MPI tuning on the WRF host: what we have actually measured
WRF performance tuning is a deep rabbit hole. Here is what we know about our MPI setup, what we have measured directly, and what is still educated guessing from sensible defaults.
WRF performance tuning is a deep rabbit hole, and most of the published guidance is for academic clusters with very different hardware to a 12 vCPU VPS. The interesting result on our setup is that the biggest single wall-clock win so far came not from tuning MPI but from cutting the domain extent. That story is in the trimmed-domain post. This post is about the MPI configuration itself: what we run, what we have measured directly, and what is still educated guessing from sensible defaults.
What we know. The shipping default is `RASP_SCHEDULED_MPI_RANKS=10` on the live worker. The upgraded-worker benchmark ran WRF in roughly 13 minutes wall-clock with that setup on the trimmed domain; the live `raspuk` worker takes roughly 28 to 30 minutes for WRF and roughly 33 to 36 minutes end-to-end. Quilting (dedicated I/O ranks, controlled by `nio_tasks_per_group`) is disabled in the shipping namelist. That came out of an earlier experiment that compared quilted and non-quilted runs at the same domain and provider and found no clear runtime win on this hardware - the disk I/O is fast enough that it does not bottleneck the compute, so the dedicated I/O ranks are pure overhead.
What we have measured directly. The full-vs-trimmed domain comparison on the upgraded benchmark worker (75 minutes end-to-end versus 16 minutes end-to-end on the same source cycle). The quilted-vs-non-quilted comparison at the same domain. The basic validation that the live cycle runs deterministically and produces artifacts that pass the post-process schema checks. That is essentially the measurement footprint we have. Everything else in the rank-count or decomposition space is educated guessing from defaults.
What we have not measured.
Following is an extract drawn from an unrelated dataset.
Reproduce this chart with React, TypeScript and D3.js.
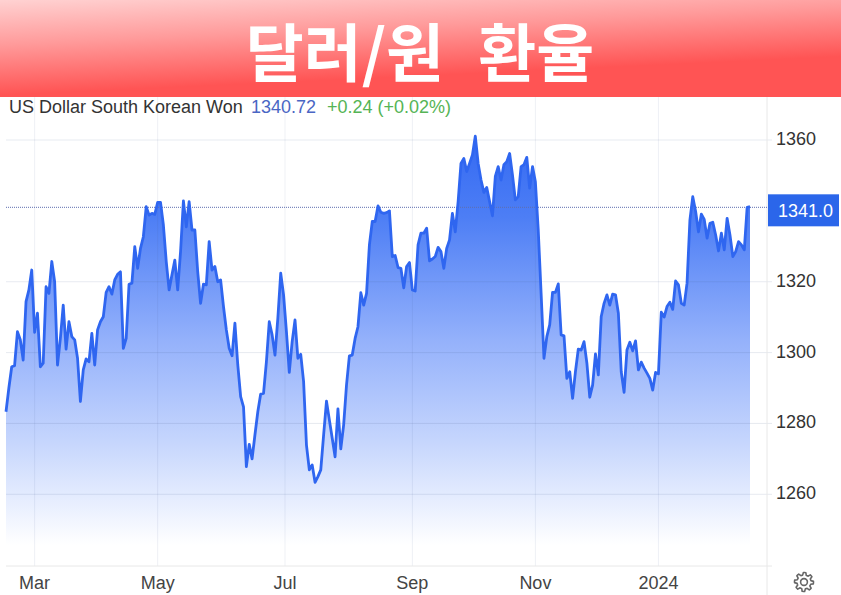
import React from "react";
import * as d3 from "d3";

const chartTitle = "달러/원 환율";
const seriesName = "US Dollar South Korean Won";
const lastQuote = "1340.72";
const quoteChange = "+0.24 (+0.02%)";
const lastLabel = "1341.0";
const lastValue = 1341;

// Daily closes, one per trading session.
const rates = [
  1283.3, 1290, 1296, 1296.3, 1305.9, 1303.6, 1297.9, 1314.4, 1317.7, 1323.3,
  1305.7, 1311.1, 1296, 1297, 1318.6, 1316.7, 1325.7, 1320, 1296.5, 1304,
  1313.4, 1301, 1308.7, 1304.5, 1303.6, 1298.4, 1286.2, 1295.1, 1298.2, 1297.4,
  1305.4, 1296.5, 1306.4, 1308.7, 1310.1, 1317, 1318.6, 1316.5, 1320.5, 1322.1,
  1322.8, 1301.2, 1304, 1319.3, 1319.6, 1329.9, 1323.8, 1329.4, 1332.7, 1341.2,
  1338.8, 1339.3, 1339, 1342.4, 1342.4, 1336, 1325.7, 1317.7, 1322, 1326.1,
  1317.7, 1328.5, 1342.8, 1335.5, 1342.6, 1334.6, 1334.6, 1322.8, 1313.9, 1319.3,
  1319.1, 1331.3, 1323.3, 1324.3, 1320, 1320.5, 1313, 1306.4, 1301.2, 1299.1,
  1308.3, 1296.5, 1287.6, 1284.7, 1267.8, 1274.1, 1270, 1276.8, 1283.3, 1288.3,
  1288.5, 1297.4, 1308.7, 1305, 1299.3, 1309.7, 1322.4, 1316.3, 1305.9, 1294.4,
  1303.1, 1309.2, 1298.4, 1299.5, 1291.8, 1273.9, 1266.9, 1268.3, 1263.4, 1265,
  1266.9, 1276.8, 1286.3, 1281, 1275.8, 1270.6, 1284.1, 1272.8, 1279.6, 1290.9,
  1299.1, 1299.3, 1304, 1307.3, 1316.9, 1313.4, 1316.7, 1330.4, 1337, 1337,
  1341.4, 1339.6, 1339.3, 1339.5, 1340, 1327.1, 1327.4, 1324, 1323.8, 1318.3,
  1324.3, 1325.4, 1317.7, 1317.4, 1330.4, 1333.7, 1333.7, 1335.1, 1325.9, 1326.4,
  1327.1, 1329.7, 1328.5, 1323.8, 1329.4, 1331.8, 1339.3, 1334.1, 1342.6, 1353.4,
  1354.8, 1351.1, 1353.4, 1355.8, 1361.1, 1353.4, 1348.7, 1345.2, 1346.6, 1342.6,
  1338.6, 1349.7, 1352.5, 1348.7, 1353, 1353.9, 1356.2, 1350.1, 1343.1, 1344,
  1352.5, 1353, 1355.1, 1346.4, 1352.5, 1348.2, 1334.6, 1316.7, 1298.4, 1304.5,
  1307.8, 1317, 1317, 1319.4, 1305, 1304.7, 1292.7, 1294.6, 1287.1, 1294.6,
  1301, 1300.7, 1303.1, 1297, 1287.4, 1290.8, 1299.6, 1293.7, 1310.1, 1313.9,
  1316.3, 1313.4, 1316.5, 1316.3, 1311.1, 1294.6, 1288.8, 1300.7, 1302.9, 1300.5,
  1303.3, 1295.1, 1297.3, 1295.6, 1294.2, 1292.7, 1289.4, 1294.4, 1294, 1311.4,
  1310, 1313, 1314.2, 1312.2, 1320.2, 1319.1, 1313.9, 1313.4, 1319.6, 1337.4,
  1344, 1339.8, 1334.1, 1339.1, 1337.6, 1332.3, 1336.5, 1336.8, 1333.2, 1328.7,
  1333.7, 1329, 1337.9, 1333.2, 1327.1, 1328.5, 1331.3, 1330.4, 1329, 1341,
  1341.2,
];

const yTicks = [1260, 1280, 1300, 1320, 1360];
const xTickLabels = ["Mar", "May", "Jul", "Sep", "Nov", "2024"];
const xTickSessions = [10, 53, 97.5, 142, 185, 228];

const W = 841;
const H = 595;
const x = d3.scaleLinear().domain([0, rates.length - 1]).range([6, 750]);
const y = d3.scaleLinear().domain([1260, 1360]).range([494.3, 140]);
const plotTop = 97;
const plotBottom = 566;
const plotRight = 767;
const fadeBottom = 545;

const line = d3.line<number>().x((_, i) => x(i)).y((d) => y(d));
const area = d3
  .area<number>()
  .x((_, i) => x(i))
  .y0(fadeBottom)
  .y1((d) => y(d));

const gearR = d3.range(0, 48).map((i) => {
  const a = ((i - 0.5) / 48) * Math.PI * 2;
  return [a, i % 6 < 3 ? 9.5 : 7] as [number, number];
});
const gear = d3.lineRadial().curve(d3.curveLinearClosed)(gearR) || "";

const sans = "'Liberation Sans', Arial, sans-serif";
const gridColor = "rgba(70,90,140,0.13)";

export default function App() {
  return (
    <svg
      width={W}
      height={H}
      viewBox={`0 0 ${W} ${H}`}
      style={{ position: "fixed", left: 0, top: 0, background: "#fff" }}
      fontFamily={sans}
    >
      <defs>
        <linearGradient id="hdr" gradientUnits="userSpaceOnUse" x1="0" y1="-5" x2="4.6" y2="95">
          <stop offset="0" stopColor="#ffd8d8" />
          <stop offset="0.5" stopColor="#ff9a9a" />
          <stop offset="1" stopColor="#ff5454" />
        </linearGradient>
        <linearGradient id="fill" gradientUnits="userSpaceOnUse" x1="0" y1="135" x2="0" y2={fadeBottom}>
          <stop offset="0" stopColor="#3369f2" />
          <stop offset="0.2" stopColor="#4d7ef5" />
          <stop offset="0.5" stopColor="#94b1fb" />
          <stop offset="0.75" stopColor="#c6d6fd" />
          <stop offset="1" stopColor="#ffffff" />
        </linearGradient>
      </defs>

      <path d={area(rates) || ""} fill="url(#fill)" />

      {yTicks.map((t) => (
        <line key={t} x1={6} x2={772} y1={y(t)} y2={y(t)} stroke={gridColor} />
      ))}
      {xTickSessions.map((s) => (
        <line key={s} x1={x(s)} x2={x(s)} y1={plotTop} y2={plotBottom} stroke="rgba(70,90,140,0.09)" />
      ))}
      <line x1={plotRight} x2={plotRight} y1={plotTop} y2={H} stroke="#e8e8e8" />
      <line x1={6} x2={772} y1={plotBottom} y2={plotBottom} stroke="#e8e8e8" />

      <line x1={6} x2={plotRight} y1={y(lastValue)} y2={y(lastValue)} stroke="#5f6fb0" strokeDasharray="1 1" />

      <path d={line(rates) || ""} fill="none" stroke="#2f66f0" strokeWidth={2.8} strokeLinejoin="round" />

      {yTicks.map((t) => (
        <text key={t} x={776} y={y(t) + 5} fontSize={18} fill="#333">
          {t}
        </text>
      ))}
      {xTickLabels.map((l, i) => (
        <text key={l} x={x(xTickSessions[i])} y={589} fontSize={18} fill="#444" textAnchor="middle">
          {l}
        </text>
      ))}

      <rect x={768} y={y(lastValue) - 13} width={71} height={32} fill="#2b66ea" />
      <text x={778} y={y(lastValue) + 10} fontSize={18} fill="#fff">
        {lastLabel}
      </text>

      <g transform="translate(804,582)">
        <path d={gear} fill="none" stroke="#666" strokeWidth={1.6} strokeLinejoin="round" />
        <circle r={3.4} fill="none" stroke="#666" strokeWidth={1.6} />
      </g>

      <text x={9} y={113} fontSize={18} fill="#333">
        {seriesName}
      </text>
      <text x={251} y={113} fontSize={18} fill="#4a66c4">
        {lastQuote}
      </text>
      <text x={327} y={113} fontSize={18} fill="#55b455">
        {quoteChange}
      </text>

      <rect x={0} y={0} width={W} height={97} fill="url(#hdr)" />
      <text
        x={420}
        y={76}
        fontSize={63}
        fontWeight={700}
        fill="#fff"
        textAnchor="middle"
        wordSpacing={20}
        fontFamily="'Noto Sans CJK KR', sans-serif"
      >
        {chartTitle}
      </text>
    </svg>
  );
}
The actual scaling curve as a function of rank count - whether 10 is the sweet spot or whether 8 or 16 would be faster on the same domain. The decomposition shape (WRF's `nproc_x` and `nproc_y`), which is currently auto-picked. The effect of pinning ranks to specific cores. The interaction with hyperthreading on the worker's CPU. None of these are exotic measurements - any one of them is a few hours of benchmark time - but none of them have been done.
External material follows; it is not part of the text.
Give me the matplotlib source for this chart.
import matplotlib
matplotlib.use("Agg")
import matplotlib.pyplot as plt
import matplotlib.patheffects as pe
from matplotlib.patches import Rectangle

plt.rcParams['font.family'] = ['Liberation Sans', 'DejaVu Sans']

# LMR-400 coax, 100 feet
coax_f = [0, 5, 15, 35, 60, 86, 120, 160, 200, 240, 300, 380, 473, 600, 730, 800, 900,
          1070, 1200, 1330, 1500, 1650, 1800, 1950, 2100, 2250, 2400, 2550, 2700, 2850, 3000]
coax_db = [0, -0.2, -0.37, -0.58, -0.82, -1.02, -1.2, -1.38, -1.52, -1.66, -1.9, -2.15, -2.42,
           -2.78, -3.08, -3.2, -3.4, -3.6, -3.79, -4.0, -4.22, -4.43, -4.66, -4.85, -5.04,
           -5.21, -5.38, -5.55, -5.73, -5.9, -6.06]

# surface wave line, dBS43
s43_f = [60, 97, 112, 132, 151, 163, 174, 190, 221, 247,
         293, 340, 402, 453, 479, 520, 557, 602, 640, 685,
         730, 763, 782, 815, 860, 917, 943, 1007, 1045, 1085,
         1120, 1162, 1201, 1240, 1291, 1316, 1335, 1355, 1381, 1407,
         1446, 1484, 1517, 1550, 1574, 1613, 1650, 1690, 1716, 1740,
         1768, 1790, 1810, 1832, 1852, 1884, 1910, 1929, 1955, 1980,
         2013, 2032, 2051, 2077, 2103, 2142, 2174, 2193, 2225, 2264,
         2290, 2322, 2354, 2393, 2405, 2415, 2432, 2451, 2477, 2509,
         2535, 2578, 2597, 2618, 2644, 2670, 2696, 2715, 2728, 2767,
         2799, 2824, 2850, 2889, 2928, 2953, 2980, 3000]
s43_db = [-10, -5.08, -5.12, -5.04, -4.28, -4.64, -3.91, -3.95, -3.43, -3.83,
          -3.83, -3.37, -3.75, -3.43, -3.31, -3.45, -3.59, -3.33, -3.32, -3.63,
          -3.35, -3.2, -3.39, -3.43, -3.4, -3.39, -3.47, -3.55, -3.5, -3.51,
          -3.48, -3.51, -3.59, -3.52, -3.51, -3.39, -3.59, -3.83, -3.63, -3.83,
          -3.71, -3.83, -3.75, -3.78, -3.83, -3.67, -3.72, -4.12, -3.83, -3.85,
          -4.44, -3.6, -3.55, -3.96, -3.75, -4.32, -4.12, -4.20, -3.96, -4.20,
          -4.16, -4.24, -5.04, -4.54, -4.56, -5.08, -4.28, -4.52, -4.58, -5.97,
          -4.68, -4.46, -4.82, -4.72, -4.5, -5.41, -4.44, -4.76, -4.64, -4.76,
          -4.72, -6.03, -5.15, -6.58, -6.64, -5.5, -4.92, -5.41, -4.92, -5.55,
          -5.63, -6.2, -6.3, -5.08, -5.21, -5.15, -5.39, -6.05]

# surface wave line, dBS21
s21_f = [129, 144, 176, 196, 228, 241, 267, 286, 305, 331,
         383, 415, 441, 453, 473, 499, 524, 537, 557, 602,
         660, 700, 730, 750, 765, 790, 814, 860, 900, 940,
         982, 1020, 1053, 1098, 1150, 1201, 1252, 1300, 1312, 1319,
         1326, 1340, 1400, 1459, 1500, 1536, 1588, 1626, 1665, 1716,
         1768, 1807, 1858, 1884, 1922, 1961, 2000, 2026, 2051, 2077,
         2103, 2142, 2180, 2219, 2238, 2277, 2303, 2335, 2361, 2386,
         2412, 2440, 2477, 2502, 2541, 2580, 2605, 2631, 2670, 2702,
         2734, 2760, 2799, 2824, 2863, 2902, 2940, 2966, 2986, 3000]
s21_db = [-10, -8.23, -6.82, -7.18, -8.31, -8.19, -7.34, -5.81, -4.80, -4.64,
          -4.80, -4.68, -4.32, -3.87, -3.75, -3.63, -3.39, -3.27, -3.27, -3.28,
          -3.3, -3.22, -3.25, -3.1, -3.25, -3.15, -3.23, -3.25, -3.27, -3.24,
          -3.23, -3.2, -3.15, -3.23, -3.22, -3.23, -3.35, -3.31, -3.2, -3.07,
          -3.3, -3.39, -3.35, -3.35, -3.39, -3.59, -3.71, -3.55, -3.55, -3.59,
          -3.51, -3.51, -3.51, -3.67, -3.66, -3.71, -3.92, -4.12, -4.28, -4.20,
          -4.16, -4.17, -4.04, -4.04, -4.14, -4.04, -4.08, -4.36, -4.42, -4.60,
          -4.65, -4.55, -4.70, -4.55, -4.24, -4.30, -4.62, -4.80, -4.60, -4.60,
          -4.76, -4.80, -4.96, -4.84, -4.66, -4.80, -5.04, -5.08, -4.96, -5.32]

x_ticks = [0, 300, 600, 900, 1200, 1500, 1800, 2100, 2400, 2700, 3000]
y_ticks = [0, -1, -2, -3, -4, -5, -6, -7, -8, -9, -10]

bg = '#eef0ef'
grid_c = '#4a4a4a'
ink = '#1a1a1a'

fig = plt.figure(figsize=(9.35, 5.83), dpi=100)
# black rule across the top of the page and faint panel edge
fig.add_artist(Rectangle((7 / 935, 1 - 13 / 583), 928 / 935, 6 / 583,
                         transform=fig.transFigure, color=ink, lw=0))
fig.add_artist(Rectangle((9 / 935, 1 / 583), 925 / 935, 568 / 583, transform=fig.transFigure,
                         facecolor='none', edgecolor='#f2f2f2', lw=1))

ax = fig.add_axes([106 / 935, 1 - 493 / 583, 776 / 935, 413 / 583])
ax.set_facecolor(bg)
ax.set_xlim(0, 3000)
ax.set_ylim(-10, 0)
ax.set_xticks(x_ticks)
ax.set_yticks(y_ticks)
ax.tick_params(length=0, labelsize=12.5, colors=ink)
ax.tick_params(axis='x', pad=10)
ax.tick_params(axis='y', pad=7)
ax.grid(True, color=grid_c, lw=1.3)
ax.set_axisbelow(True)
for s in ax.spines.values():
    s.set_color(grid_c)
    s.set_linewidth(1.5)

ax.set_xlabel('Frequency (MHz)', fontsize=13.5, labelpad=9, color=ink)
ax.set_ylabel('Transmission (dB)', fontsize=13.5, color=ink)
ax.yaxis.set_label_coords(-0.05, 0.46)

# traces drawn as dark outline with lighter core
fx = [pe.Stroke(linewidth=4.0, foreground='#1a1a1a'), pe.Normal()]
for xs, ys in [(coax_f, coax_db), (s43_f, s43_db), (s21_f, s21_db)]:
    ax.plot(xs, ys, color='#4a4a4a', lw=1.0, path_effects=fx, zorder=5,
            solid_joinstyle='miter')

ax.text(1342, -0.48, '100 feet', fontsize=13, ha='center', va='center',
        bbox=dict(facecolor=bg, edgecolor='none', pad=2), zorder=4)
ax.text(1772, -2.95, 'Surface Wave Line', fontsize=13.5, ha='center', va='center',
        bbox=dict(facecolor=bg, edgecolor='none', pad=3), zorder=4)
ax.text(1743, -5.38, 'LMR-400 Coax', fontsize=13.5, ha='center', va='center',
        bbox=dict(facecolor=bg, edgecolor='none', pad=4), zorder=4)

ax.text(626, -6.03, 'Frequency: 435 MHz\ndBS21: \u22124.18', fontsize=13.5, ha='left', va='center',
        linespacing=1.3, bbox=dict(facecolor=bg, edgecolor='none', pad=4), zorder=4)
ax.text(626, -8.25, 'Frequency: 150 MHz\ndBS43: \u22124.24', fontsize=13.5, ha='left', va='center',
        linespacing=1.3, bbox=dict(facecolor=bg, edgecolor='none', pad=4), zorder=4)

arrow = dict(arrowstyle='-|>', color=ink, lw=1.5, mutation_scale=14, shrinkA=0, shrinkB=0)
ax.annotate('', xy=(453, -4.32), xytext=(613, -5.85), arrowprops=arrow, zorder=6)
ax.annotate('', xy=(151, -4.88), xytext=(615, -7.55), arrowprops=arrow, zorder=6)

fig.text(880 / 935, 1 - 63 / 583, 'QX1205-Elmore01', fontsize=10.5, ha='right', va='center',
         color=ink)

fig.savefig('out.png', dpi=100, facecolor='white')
Why not. Because the trimmed-domain change moved end-to-end wall-clock from full-domain scale to comfortably scheduled trimmed-domain scale in one shot, and the next biggest lever (subset GRIB ingest, covered separately) trimmed another few minutes. Anything we could buy from MPI re-tuning is small compared to those two. The headroom on the current cycle is comfortable enough that detailed MPI work is below higher-impact items on the roadmap.
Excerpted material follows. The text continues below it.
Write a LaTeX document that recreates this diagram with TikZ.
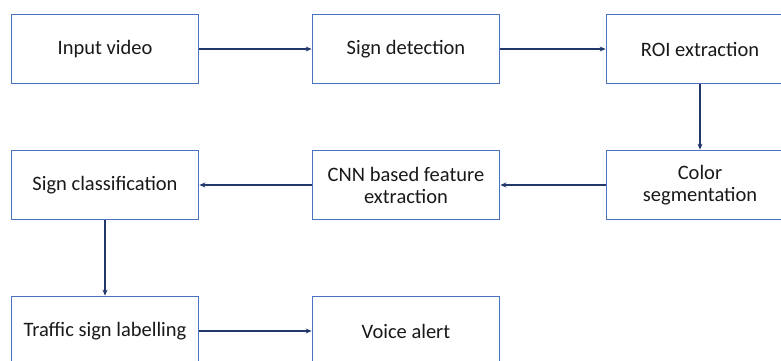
\documentclass[tikz,border=0pt]{standalone}
\usepackage{fontspec}
\setmainfont{Carlito}
\usetikzlibrary{arrows.meta}
\definecolor{boxblue}{HTML}{4A72C0}
\definecolor{linknavy}{HTML}{22386A}
\begin{document}
\begin{tikzpicture}[x=1pt,y=-1pt,
  stage/.style={draw=boxblue, line width=1.8pt, fill=white, rectangle,
    minimum width=187pt, minimum height=69pt, align=center,
    font=\fontsize{20.5}{22}\selectfont, text=black!90, inner sep=0pt},
  link/.style={draw=linknavy, line width=1.8pt, -{Stealth[length=6pt,width=5pt]}}]
  \useasboundingbox (0,0) rectangle (781,360);
  \clip (0,0) rectangle (781,360);
  \node[stage] (input) at (105,49) {Input video};
  \node[stage] (detect) at (406,49) {Sign detection};
  \node[stage] (roi) at (700,49) {ROI extraction};
  \node[stage] (color) at (700,185) {Color\\segmentation};
  \node[stage] (cnn) at (406,185) {CNN based feature\\extraction};
  \node[stage] (classify) at (105,185) {Sign classification};
  \node[stage] (label) at (105,331) {Traffic sign labelling};
  \node[stage] (voice) at (406,331) {Voice alert};
  \draw[link] (input) -- (detect);
  \draw[link] (detect) -- (roi);
  \draw[link] (roi) -- (color);
  \draw[link] (color) -- (cnn);
  \draw[link] (cnn) -- (classify);
  \draw[link] (classify) -- (label);
  \draw[link] (label) -- (voice);
\end{tikzpicture}
\end{document}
What would change that. A 2 km UK domain would change it. At 8 times the cell count, the WRF wall-clock would balloon and MPI efficiency would matter much more. So the natural point to revisit MPI tuning is right before the 2 km work. By then, hopefully on a CPU with more memory channels, where the answers might be different anyway.
What we would do if we revisited it tomorrow. Three benchmarks. First, a sweep across rank counts (4, 6, 8, 10, 12, 16) on a fixed test cycle, measuring WRF wall-clock to find the actual optimum on this hardware. Second, a comparison of the auto-decomposition against forced decompositions (1xN, 2xN, NxN-like) to see whether the auto-pick is even close to optimal. Third, a quilting comparison with bigger output volumes than the current trimmed-output stream, to confirm that the no-quilt finding generalises rather than being an artifact of how little we currently write.
Until then, the shipping config is what it is. Documented, deterministic, fast enough for the four-cycle-a-day schedule with comfortable headroom. The detailed MPI sweep waits for the next domain-resolution change to make it worthwhile.